Discussion in 'Visual Arts' started by Ghostworld, Jun 23, 2017.
Thanks for information.
I have always loved SONY CRT TV's back in the day. My brother has two newer SONY sets and the picture looks like you are watching thru a very high quality closed circuit TV. Something is "too real" about the picture. I can't place my finger on it. I'm wondering if he has all the menu features turned on or something effect wise.
Significantly reduced color fidelity.
I am all for cutting edge technologies as long as they don't detract from other critical areas. Eagerly awaiting true 4k non-pixel shifting laser projectors to enter the realm of "affordable". And still waiting for VR to really take off without just gimmicky "you're in VR!" type of apps.
He probably has sharpness jacked up and that awful "motion blur reducer" thing activated - that gives movies the "soap opera effect"...
I see LG got a new 77" TV.
My next one will be larger than my 55".
A lot of blu rays/films come letterboxed tbat reduces the size of picture image on a larger screen. 100 inch maybe a wee bit ambitious. But, definitely a larger screen next purchase.
I'm very doubtful of that. I would expect to see at least some prototypes of 8K.
I had a 32" Sony XBR CRT, it had an amazing picture and was still working when I finally retired it after 10+ years of heavy use. It had decent sound too along with wireless headphones, PIP, and digital screen zoom/freeze. Was probably one of the best CRT TV's back in its day.
I know a guy who has had a Plasma TV with heavy use for more than a decade, and the thing still plays like new. Same with my sister's Sony Plasma, the picture quality is fantastic. I thought plasma TVs weren't supposed to last very long.
I've still got a 34" Sony CRT in my bedroom! Beautiful HD picture and great sound. Sony's last great tube tv, I'll keep her til she drops!
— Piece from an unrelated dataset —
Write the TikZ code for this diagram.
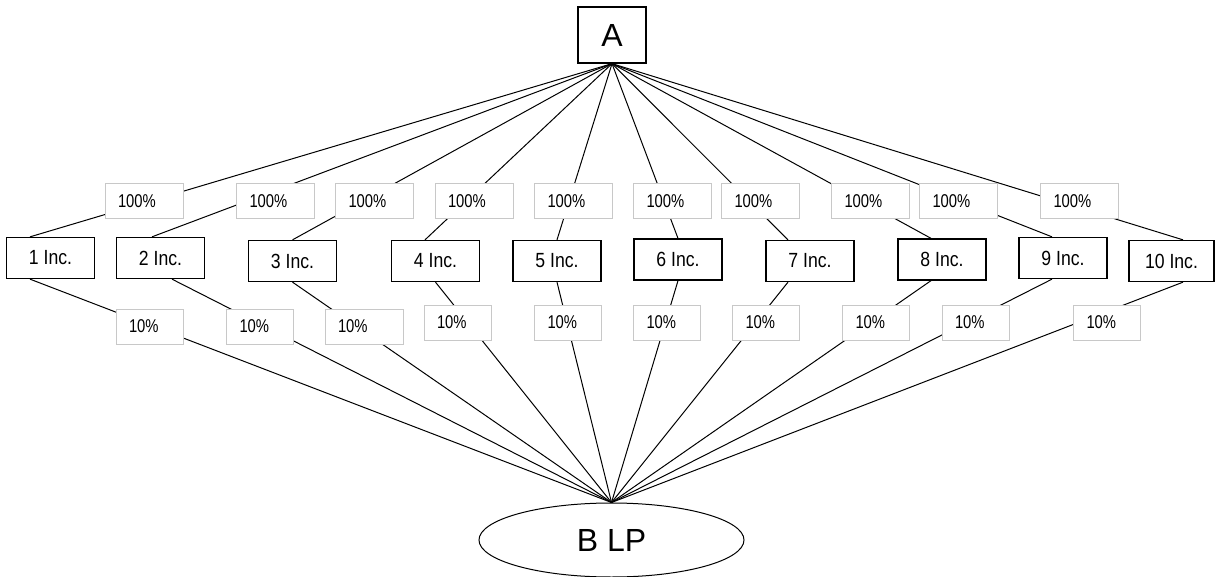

No reason why plasma's shouldn't last long. Certain things are affected by long term use, such as a dropoff in brightness and saturation (compared to as new), but as this is a gradual degradation over years, most people won't notice it (or will crank up the brightness slightly to compensate). The other possible issue might be burn-in, but unless you're playing games 24/7, it's usually not much of an issue (especially if you run a screen-wipe every once in a while).
Our Panny plasma is fantastic and no problems after 8 years. We are not heavy TV watchers, maybe 1 hour a day average.
My last-generation Panasonic plasma is still going strong. I kinda wish it would go south as I'd like to go 4K, but it's nice not to have to spend the money.
My Panasonic TC-P50G25 from 2010 is still kicking. Looks fantastic. When it dies, I'll go to the LG OLED65C7P or equivalent.
My Panny is five years old apart from the remote sticking ( just BD buttons) all is tickity boo. Likewise I'll have to wait till mines die till I get the most affordable best which could be in a few years. Be interested in what's out there in the 2020's. Definitely a larger screen at least 75".
In a big department store checking out TVs the other day. TVs helluva lot different to five years ago, no doubt picture is better. Design wise nothing knocked me out, with any of them. Always good to speculate though.
My 12 year old Panny Plasma still gives me a wow factor. The newer, thinner, lighter versions today are nice, but I don't have the upgrade bug yet. My only complaint with my tv is the weight, the heat it gives off (only during the summer months), and now I wish it was larger.
Five years ago? Ancient history, dude!
A few months ago I bought my first flat TV, A LED 32¨ Philips; nothing fancy, we only use it a couple of hours a day and we still watch the news on small CRT.
How long are these expected to last ? Our small CRT is 18 years old and going strong; I don't expect the same from these modern LED contraptions.
Well, the LCD you bought should last just as long if you only watch 2 hours a day. The most vulnerable part is usually the power supply circuit (which can be fixed, if it goes off, but I can't imagine why you'd want to keep it another 18 years - by then we'll have direct laser retinal scan TV!) .
Not impressed with the designs I seen 2018, dude!
The paper thin screens ( careful wobbly) only advantage is being light ie disposable friendly.Of course Oled, stunning picture.
I’d like to try a good plasma out at some point merely for curiosity’s sake. That said I still keep my xbr960 hdcrt going. Despite a little phosphor trailing it’s the best tv I’ve ever owned, and was Sony’s finest tube ever. The clarity and lack of visible scanlines makes most anything look stunning despite only being 1080i. Nothing touches it on black levels. They are absolutely pitch and if you had nothing displaying you’d think it was off.
Only problem is the IC chips on the power board go out and you have to solder new ones on. Mine have gone out and I have the new ones but I’ve never attempted a repair of this sort.
I still own and use my 34" Sony also! Totally agree about the picture quality, stunning! AND it's still problem-free. Got a 50" Plasma and a 60" LED, but the Sony remains my all time favorite!
YOU fellas are. We don't even have 4K down here yet. And HD is a relatively new thing (coupla years) We're WAY behind and prices don't help.